(PROMPT): Set the data down again, exactly as it reads, but without the pictures.

(COLLECTED DATA):
★ ★ ★ ★ ★ ★ ★

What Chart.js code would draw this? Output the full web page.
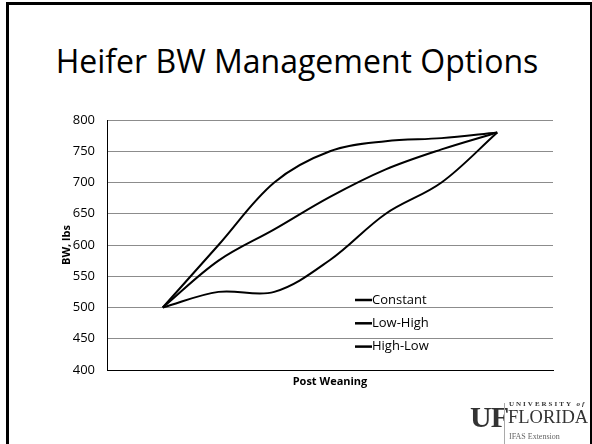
<!DOCTYPE html>
<html>
<head>
<meta charset="utf-8">
<script src="https://cdn.jsdelivr.net/npm/chart.js@4"></script>
<style>
   body { margin: 0; background: #fff; }
   #slide { position: relative; width: 592px; height: 444px; overflow: hidden; font-family: "Open Sans", sans-serif; }
   #frame { position: absolute; left: 6px; top: 2px; width: 581px; height: 460px; border: 3px solid #000; }
   #title { position: absolute; left: 0; width: 594px; top: 41px; text-align: center; font-size: 32px; line-height: 40px; color: #000; }
   #chart { position: absolute; left: 0; top: 0; }
   .logo { position: absolute; font-family: "Liberation Serif", serif; color: #333; white-space: nowrap; }
</style>
</head>
<body>
<div id="slide">
   <div id="frame"></div>
   <div id="title">Heifer BW Management Options</div>
   <canvas id="chart" width="592" height="444"></canvas>
   <div class="logo" style="left:470px; top:400px; font-size:30px; font-weight:bold; letter-spacing:-1px;">UF</div>
   <div style="position:absolute; left:504px; top:403px; width:1px; height:41px; background:#aaa;"></div>
   <div class="logo" style="left:509px; top:400px; font-size:7px; letter-spacing:2px; font-weight:bold;">UNIVERSITY <i>of</i></div>
   <div class="logo" style="left:508px; top:407px; font-size:18.5px;">FLORIDA</div>
   <div class="logo" style="left:509px; top:432px; font-size:8px; color:#666;">IFAS Extension</div>
</div>
<script>
// positions along the post weaning period (axis runs 0..8, ends left empty)
const periods = [1, 2, 3, 4, 5, 6, 7];

const seriesNames = ['Constant', 'Low-High', 'High-Low'];
const constant = [500, 575, 625, 677, 721, 753, 780];
const lowHigh = [500, 525, 525, 576, 650, 700, 780];
const highLow = [500, 600, 700, 750, 766, 771, 780];

const yTicks = [400, 450, 500, 550, 600, 650, 700, 750, 800];

function toPoints(values) {
   return values.map((v, i) => ({ x: periods[i], y: v }));
}

// legend drawn inside the plot, like the original
const insideLegend = {
   id: 'insideLegend',
   afterDatasetsDraw(chart) {
      const ctx = chart.ctx;
      ctx.save();
      ctx.font = '13px "Open Sans"';
      ctx.textBaseline = 'middle';
      ctx.fillStyle = '#000';
      chart.data.datasets.forEach((ds, i) => {
         const y = 300 + i * 23.3;
         ctx.strokeStyle = ds.borderColor;
         ctx.lineWidth = 2.5;
         ctx.beginPath();
         ctx.moveTo(355, y);
         ctx.lineTo(372, y);
         ctx.stroke();
         ctx.fillText(ds.label, 372, y);
      });
      ctx.restore();
   }
};

const ctx = document.getElementById('chart');
const heiferChart = new Chart(ctx, {
   type: 'line',
   data: {
      datasets: [
         { label: seriesNames[0], data: toPoints(constant) },
         { label: seriesNames[1], data: toPoints(lowHigh) },
         { label: seriesNames[2], data: toPoints(highLow) }
      ].map(ds => Object.assign(ds, {
         borderColor: '#000',
         borderWidth: 2,
         pointRadius: 0,
         tension: 0.35,
         fill: false
      }))
   },
   options: {
      responsive: false,
      animation: false,
      layout: {
         padding: { left: 56, right: 39, top: 120, bottom: 56 }
      },
      scales: {
         x: {
            type: 'linear',
            min: 0,
            max: 8,
            ticks: { display: false },
            grid: { display: false },
            border: { color: '#000', width: 1 },
            title: {
               display: true,
               text: 'Post Weaning',
               color: '#000',
               font: { family: 'Open Sans', size: 11, weight: 'bold' },
               padding: { top: 2, bottom: 0 }
            },
            afterFit: scale => { scale.height = 18; }
         },
         y: {
            min: 400,
            max: 800,
            afterBuildTicks: scale => { scale.ticks = yTicks.map(v => ({ value: v })); },
            ticks: {
               color: '#000',
               padding: 12,
               font: { family: 'Open Sans', size: 13 }
            },
            grid: { color: '#8c8c8c', drawTicks: false },
            border: { color: '#000', width: 1 },
            title: {
               display: true,
               text: 'BW, lbs',
               color: '#000',
               font: { family: 'Open Sans', size: 11, weight: 'bold' },
               padding: { top: 4, bottom: 0 }
            },
            afterFit: scale => { scale.width = 51; }
         }
      },
      plugins: {
         legend: { display: false },
         tooltip: { enabled: false }
      }
   },
   plugins: [insideLegend]
});
</script>
</body>
</html>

★ ★ ★ ★ ★ ★ ★

(SOLVED PROBLEM):
What Chart.js code would draw this? Output the full web page.
<!DOCTYPE html>
<html>
<head>
<meta charset="utf-8">
<script src="https://cdn.jsdelivr.net/npm/chart.js@4"></script>
<style>
   body { margin: 0; background: #fff; }
   #slide { position: relative; width: 592px; height: 444px; overflow: hidden; font-family: "Open Sans", sans-serif; }
   #frame { position: absolute; left: 6px; top: 2px; width: 581px; height: 460px; border: 3px solid #000; }
   #title { position: absolute; left: 0; width: 594px; top: 41px; text-align: center; font-size: 32px; line-height: 40px; color: #000; }
   #chart { position: absolute; left: 0; top: 0; }
   .logo { position: absolute; font-family: "Liberation Serif", serif; color: #333; white-space: nowrap; }
</style>
</head>
<body>
<div id="slide">
   <div id="frame"></div>
   <div id="title">Heifer BW Management Options</div>
   <canvas id="chart" width="592" height="444"></canvas>
   <div class="logo" style="left:470px; top:400px; font-size:30px; font-weight:bold; letter-spacing:-1px;">UF</div>
   <div style="position:absolute; left:504px; top:403px; width:1px; height:41px; background:#aaa;"></div>
   <div class="logo" style="left:509px; top:400px; font-size:7px; letter-spacing:2px; font-weight:bold;">UNIVERSITY <i>of</i></div>
   <div class="logo" style="left:508px; top:407px; font-size:18.5px;">FLORIDA</div>
   <div class="logo" style="left:509px; top:432px; font-size:8px; color:#666;">IFAS Extension</div>
</div>
<script>
// positions along the post weaning period (axis runs 0..8, ends left empty)
const periods = [1, 2, 3, 4, 5, 6, 7];

const seriesNames = ['Constant', 'Low-High', 'High-Low'];
const constant = [500, 575, 625, 677, 721, 753, 780];
const lowHigh = [500, 525, 525, 576, 650, 700, 780];
const highLow = [500, 600, 700, 750, 766, 771, 780];

const yTicks = [400, 450, 500, 550, 600, 650, 700, 750, 800];

function toPoints(values) {
   return values.map((v, i) => ({ x: periods[i], y: v }));
}

// legend drawn inside the plot, like the original
const insideLegend = {
   id: 'insideLegend',
   afterDatasetsDraw(chart) {
      const ctx = chart.ctx;
      ctx.save();
      ctx.font = '13px "Open Sans"';
      ctx.textBaseline = 'middle';
      ctx.fillStyle = '#000';
      chart.data.datasets.forEach((ds, i) => {
         const y = 300 + i * 23.3;
         ctx.strokeStyle = ds.borderColor;
         ctx.lineWidth = 2.5;
         ctx.beginPath();
         ctx.moveTo(355, y);
         ctx.lineTo(372, y);
         ctx.stroke();
         ctx.fillText(ds.label, 372, y);
      });
      ctx.restore();
   }
};

const ctx = document.getElementById('chart');
const heiferChart = new Chart(ctx, {
   type: 'line',
   data: {
      datasets: [
         { label: seriesNames[0], data: toPoints(constant) },
         { label: seriesNames[1], data: toPoints(lowHigh) },
         { label: seriesNames[2], data: toPoints(highLow) }
      ].map(ds => Object.assign(ds, {
         borderColor: '#000',
         borderWidth: 2,
         pointRadius: 0,
         tension: 0.35,
         fill: false
      }))
   },
   options: {
      responsive: false,
      animation: false,
      layout: {
         padding: { left: 56, right: 39, top: 120, bottom: 56 }
      },
      scales: {
         x: {
            type: 'linear',
            min: 0,
            max: 8,
            ticks: { display: false },
            grid: { display: false },
            border: { color: '#000', width: 1 },
            title: {
               display: true,
               text: 'Post Weaning',
               color: '#000',
               font: { family: 'Open Sans', size: 11, weight: 'bold' },
               padding: { top: 2, bottom: 0 }
            },
            afterFit: scale => { scale.height = 18; }
         },
         y: {
            min: 400,
            max: 800,
            afterBuildTicks: scale => { scale.ticks = yTicks.map(v => ({ value: v })); },
            ticks: {
               color: '#000',
               padding: 12,
               font: { family: 'Open Sans', size: 13 }
            },
            grid: { color: '#8c8c8c', drawTicks: false },
            border: { color: '#000', width: 1 },
            title: {
               display: true,
               text: 'BW, lbs',
               color: '#000',
               font: { family: 'Open Sans', size: 11, weight: 'bold' },
               padding: { top: 4, bottom: 0 }
            },
            afterFit: scale => { scale.width = 51; }
         }
      },
      plugins: {
         legend: { display: false },
         tooltip: { enabled: false }
      }
   },
   plugins: [insideLegend]
});
</script>
</body>
</html>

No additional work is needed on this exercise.